Review Summary: The numbers all go to eleven. Look, right across the board, eleven, eleven, eleven and...
The loud/soft dynamic can best be described as the gasoline for modern pop music, an ingredient that’s almost as essential as it is overused. To torture a metaphor, then, HEALTH’s music is like rocket fuel and their prior albums a rattling shriek of parts disintegrating from too many forces. The Los Angeles-based noise rockers made a reputation in the late ‘00s off remixes that sawed off the pretty parts of songs and sanded them down to a blistering, bloody edge that was beautiful in its own relentless pursuit of a perfect white noise. Their albums were wild beasts that railed against the limits of their own equipment and surged far past them; the band’s use of what they called a “Zoothorn,” or a microphone run through an effects pedal and into a guitar amp, created something that simultaneously established a distinct sound for the band while obfuscating any sort of clear vocal identity. For HEALTH, the aesthetic was often more important than the song itself. In their last released effort, the soundtrack to 2013’s Max Payne 3
video game, the aesthetic was the song.
Six years in a gestation that seemed uncertain in both length and direction, Death Magic
finally arrives as a logical progression for a band that always had a pop heart buried under all the scuzz, black and festering though it may be. The core of despair that haunted their earlier work mostly shows up here in song titles like “Dark Enough,” “Salvia,” and “Hurt Yourself,” but on repeated listens it’s hard to ignore the dead-eyed detachment with which singer Jake Duzsik sings, “let the guns go off / let the bombs explode / let the lights go dark / life is good” on first single “New Coke.” Duzsik is the most prominent change, his vocals more recognizable than ever, a shimmery presence on top of the layers of industrial murk and pistoning riffs. The effect is reminiscent of a more sedated, crystallized Brian Aubert of Silversun Pickups, a piercing lightness that floats over the production rather than directs it any which way. It’s a smart choice – Death Magic
remains largely under the purview of its churning, pummeling band, but Duzsik’s lighthouse of a voice keeps things centered firmly in pop territory.
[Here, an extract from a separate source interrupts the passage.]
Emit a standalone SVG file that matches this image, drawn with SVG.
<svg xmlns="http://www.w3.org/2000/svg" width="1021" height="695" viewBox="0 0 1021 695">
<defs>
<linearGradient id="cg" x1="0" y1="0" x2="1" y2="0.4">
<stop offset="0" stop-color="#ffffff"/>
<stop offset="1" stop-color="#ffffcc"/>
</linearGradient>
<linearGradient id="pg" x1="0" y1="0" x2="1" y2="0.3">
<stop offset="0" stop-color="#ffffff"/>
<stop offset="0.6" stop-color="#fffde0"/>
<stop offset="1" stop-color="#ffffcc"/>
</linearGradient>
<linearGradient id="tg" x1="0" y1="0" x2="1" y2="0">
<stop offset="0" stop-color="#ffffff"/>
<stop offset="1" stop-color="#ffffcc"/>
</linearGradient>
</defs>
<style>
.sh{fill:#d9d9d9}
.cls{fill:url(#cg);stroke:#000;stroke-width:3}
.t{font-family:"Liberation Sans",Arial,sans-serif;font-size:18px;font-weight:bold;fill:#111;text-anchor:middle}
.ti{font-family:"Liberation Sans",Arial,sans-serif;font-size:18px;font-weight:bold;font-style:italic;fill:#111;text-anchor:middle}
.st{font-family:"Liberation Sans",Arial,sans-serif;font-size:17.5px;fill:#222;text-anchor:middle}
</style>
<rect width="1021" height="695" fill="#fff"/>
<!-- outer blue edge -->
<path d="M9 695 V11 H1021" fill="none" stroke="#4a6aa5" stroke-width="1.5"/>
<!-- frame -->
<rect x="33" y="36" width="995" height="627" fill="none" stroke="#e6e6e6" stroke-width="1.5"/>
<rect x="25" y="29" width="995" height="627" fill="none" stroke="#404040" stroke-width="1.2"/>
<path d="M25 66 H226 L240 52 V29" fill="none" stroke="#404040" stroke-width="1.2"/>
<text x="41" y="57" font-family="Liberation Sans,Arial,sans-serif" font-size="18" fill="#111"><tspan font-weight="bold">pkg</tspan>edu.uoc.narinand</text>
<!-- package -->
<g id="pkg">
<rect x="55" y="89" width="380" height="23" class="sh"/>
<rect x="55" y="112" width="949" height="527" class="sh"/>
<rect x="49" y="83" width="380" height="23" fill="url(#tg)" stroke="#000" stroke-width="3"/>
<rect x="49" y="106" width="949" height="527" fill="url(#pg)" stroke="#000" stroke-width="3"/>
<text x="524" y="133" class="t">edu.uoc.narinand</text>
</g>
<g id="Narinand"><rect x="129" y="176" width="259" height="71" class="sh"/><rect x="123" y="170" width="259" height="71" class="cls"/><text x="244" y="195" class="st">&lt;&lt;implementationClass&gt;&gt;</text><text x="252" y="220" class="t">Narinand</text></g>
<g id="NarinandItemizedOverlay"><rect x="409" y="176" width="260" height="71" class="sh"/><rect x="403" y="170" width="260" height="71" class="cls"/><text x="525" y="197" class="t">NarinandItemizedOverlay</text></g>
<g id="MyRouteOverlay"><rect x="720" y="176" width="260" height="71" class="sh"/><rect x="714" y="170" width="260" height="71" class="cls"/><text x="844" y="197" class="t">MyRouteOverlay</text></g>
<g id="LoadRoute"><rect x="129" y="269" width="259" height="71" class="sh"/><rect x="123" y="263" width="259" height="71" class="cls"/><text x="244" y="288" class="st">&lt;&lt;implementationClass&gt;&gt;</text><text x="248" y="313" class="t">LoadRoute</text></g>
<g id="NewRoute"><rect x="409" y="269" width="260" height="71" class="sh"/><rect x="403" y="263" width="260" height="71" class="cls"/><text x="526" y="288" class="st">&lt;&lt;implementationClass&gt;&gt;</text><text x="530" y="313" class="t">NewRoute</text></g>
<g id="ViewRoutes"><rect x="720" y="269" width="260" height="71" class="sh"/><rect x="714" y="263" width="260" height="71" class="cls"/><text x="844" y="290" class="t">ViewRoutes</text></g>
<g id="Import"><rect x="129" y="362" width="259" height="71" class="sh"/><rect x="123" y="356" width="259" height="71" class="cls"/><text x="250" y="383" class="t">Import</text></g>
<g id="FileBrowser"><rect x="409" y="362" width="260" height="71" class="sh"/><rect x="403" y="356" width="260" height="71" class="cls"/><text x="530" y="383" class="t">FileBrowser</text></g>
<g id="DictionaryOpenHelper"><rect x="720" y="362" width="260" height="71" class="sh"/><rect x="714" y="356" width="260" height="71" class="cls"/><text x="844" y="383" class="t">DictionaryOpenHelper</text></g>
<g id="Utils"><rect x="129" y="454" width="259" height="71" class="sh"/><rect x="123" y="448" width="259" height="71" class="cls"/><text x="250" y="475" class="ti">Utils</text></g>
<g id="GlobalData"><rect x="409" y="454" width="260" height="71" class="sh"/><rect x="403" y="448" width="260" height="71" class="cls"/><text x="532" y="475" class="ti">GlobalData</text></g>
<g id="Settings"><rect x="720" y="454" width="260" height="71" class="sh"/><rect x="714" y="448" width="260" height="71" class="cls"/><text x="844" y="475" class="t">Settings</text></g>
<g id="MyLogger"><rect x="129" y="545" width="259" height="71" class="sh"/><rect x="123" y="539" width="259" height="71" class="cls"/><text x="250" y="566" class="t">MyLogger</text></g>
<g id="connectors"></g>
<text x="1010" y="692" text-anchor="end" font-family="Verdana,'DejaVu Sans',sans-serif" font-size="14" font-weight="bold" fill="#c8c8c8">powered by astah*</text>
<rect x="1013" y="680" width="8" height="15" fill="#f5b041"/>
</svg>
Placing HEALTH and “pop territory” in the same sentence may cause a double take, but as abrasive and cold as the production here can be, HEALTH have always placed their faith in their ability to groove, and Death Magic
is no exception. “Stonefist” marches forward on a beat meant to grind you into dust with its mindless pulse, but it breaks apart and reassembles in pleasantly lilting half-steps. “Flesh World (UK”) is straight techno bliss, picking up steam with an ear worm of a chorus that features a delightfully angular squawk of guitar noise casting a serrated shadow in the disco. Other tracks like “Dark Enough” and “Life” are borderline bubblegum, the sparkling motif on the latter sounding nearly triumphant. The electro-pop glitter of “L.A. Looks” sound like the band tipping their cap to the departed Crystal Castles, whose “Crimewave” gave them a canvas to remix and launch their career way back in 2007. The band’s songwriting craft, always strong yet purposely cloaked, is pushed to the forefront.
That’s not to say the band have lost their edge. The hectic rush of “Men Today” throws the traditional structure of “Stonefist” into disarray and comes and goes like a squall, certainly marking one of the few times I will enjoy blast beats unironically. “New Coke” strikes the best balance between the group’s more melodically inclined bent and their penchant for creative sound design, the eventual drop making a fair approximation of what it must sound like to stand inside a hangar while a jetliner takes off. The record’s flow could do without the machine-gun sound collage of “Salvia” and the lackluster “Hurt Yourself,” a throwaway imitation of earlier highs, but as a whole Death Magic
takes a sound that could have felt played out and injects some vitality into it. The hooks may be brighter than ever, but the band’s inherent nihilism remains seething under the surface, Duzsik’s vocals the ideal vacant expression of every apathetic and tranquilized adult stumbling through nameless bars and blurry years. In his lyrics, Duzsik emphasizes a sort of bleary aimlessness, but HEALTH have never sounded as focused as they do here. These are sounds that will grab you by the hair and drag you where you need to go. It’s control of a potentially unpleasant, entirely intoxicating sort.